O americano Dale Beran escreveu a respeito do “4chan” – o fórum é o “coração da alt-right” estadunidense e uma das plataformas de apoio a Donald Trump e às teorias de Steve Bannon – que se trata de “homens sem emprego, sem perspectivas na vida e, por extensão (como eles declamavam), sem namoradas. (…) Em consequência de seu fracasso, o conceito distante e abstrato de mulheres de carne e osso provoca neles sentimentos de humilhação e rejeição.” Ponte Jornalismo notou que a descrição serve para o Dogolachan.
“O racismo e a misoginia que os Dogolachan despejam na internet não são a do homem branco que se vê como membro de uma casta superior. Ao contrário, são o racismo e a misoginia de seres que se vêm como inferiores: como dizem em vários posts, os anônimos do fórum se acham mais feios, mais patéticos, mais gordos ou mais pobres do que seus semelhantes.
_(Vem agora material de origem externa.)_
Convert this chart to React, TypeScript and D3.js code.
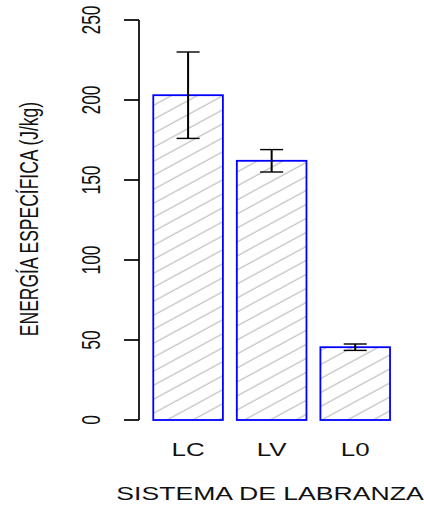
import React from "react";
import * as d3 from "d3";

// Tillage systems and their specific energy (mean ± error)
const categories = ["LC", "LV", "L0"];
const means = [203, 162, 45.5];
const errors = [27, 7, 2];
const yTicks = [0, 50, 100, 150, 200, 250];

const yTitle = "ENERGÍA ESPECÍFICA (J/kg)";
const xTitle = "SISTEMA DE LABRANZA";

const W = 424;
const H = 505;
const FONT = "'Liberation Sans', Arial, sans-serif";
const FS = 17.5;
const SX = 1.48; // horizontal stretch applied to all text

export default function App() {
  const y = d3.scaleLinear().domain([0, 250]).range([420, 20]);
  const x = d3
    .scaleBand<string>()
    .domain(categories)
    .range([146.3, 397])
    .paddingInner(0.2 / 1.2)
    .paddingOuter(0.1 / 1.2);

  const axisX = 139;
  const capHalf = 11.5;

  return (
    <svg
      width={W}
      height={H}
      style={{ position: "absolute", left: 0, top: 0, background: "#fff" }}
    >
      <defs>
        <pattern
          id="hatch"
          patternUnits="userSpaceOnUse"
          width={40}
          height={12.3}
          patternTransform="rotate(-28.5)"
        >
          <line x1={0} y1={6} x2={40} y2={6} stroke="#adadad" strokeWidth={1} />
        </pattern>
      </defs>

      {/* bars */}
      {categories.map((c, i) => (
        <rect
          key={c}
          x={x(c)}
          y={y(means[i])}
          width={x.bandwidth()}
          height={y(0) - y(means[i])}
          fill="url(#hatch)"
          stroke="#0000ff"
          strokeWidth={1.8}
        />
      ))}

      {/* error bars */}
      {categories.map((c, i) => {
        const cx = (x(c) as number) + x.bandwidth() / 2;
        const top = y(means[i] + errors[i]);
        const bot = y(means[i] - errors[i]);
        return (
          <g key={c} stroke="#000">
            <line x1={cx} x2={cx} y1={top} y2={bot} strokeWidth={2} />
            <line x1={cx - capHalf} x2={cx + capHalf} y1={top} y2={top} strokeWidth={1.4} />
            <line x1={cx - capHalf} x2={cx + capHalf} y1={bot} y2={bot} strokeWidth={1.4} />
          </g>
        );
      })}

      {/* y axis */}
      <g stroke="#000" strokeWidth={1.7}>
        <line x1={axisX} x2={axisX} y1={y(250)} y2={y(0)} />
        {yTicks.map((t) => (
          <line key={t} x1={axisX - 15} x2={axisX} y1={y(t)} y2={y(t)} />
        ))}
      </g>
      <g fontFamily={FONT} fontSize={FS} fill="#111" textAnchor="middle">
        {yTicks.map((t) => (
          <text
            key={t}
            transform={`translate(100,${y(t)}) scale(${SX},1) rotate(-90)`}
          >
            {t}
          </text>
        ))}
        <text transform={`translate(38,${(y(0) + y(250)) / 2 - 1}) scale(${SX},1) rotate(-90)`}>
          {yTitle}
        </text>

        {/* category labels */}
        {categories.map((c) => (
          <text
            key={c}
            transform={`translate(${(x(c) as number) + x.bandwidth() / 2},456) scale(${SX},1)`}
          >
            {c}
          </text>
        ))}
        <text transform={`translate(270,500) scale(1.52,1)`}>{xTitle}</text>
      </g>
    </svg>
  );
}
Talvez por isso, enxerguem na sua identidade de homem branco a última possibilidade para se agarrar em busca de algum fiapo desesperado de amor-próprio. Como que saudosos de um tempo mítico em que teriam acesso às mulheres do mundo apenas pelo fato de serem homens e brancos, os jorges do Dogolachan passam a lamentar a “decadência da civilização ocidental” por dar poder às minorias.”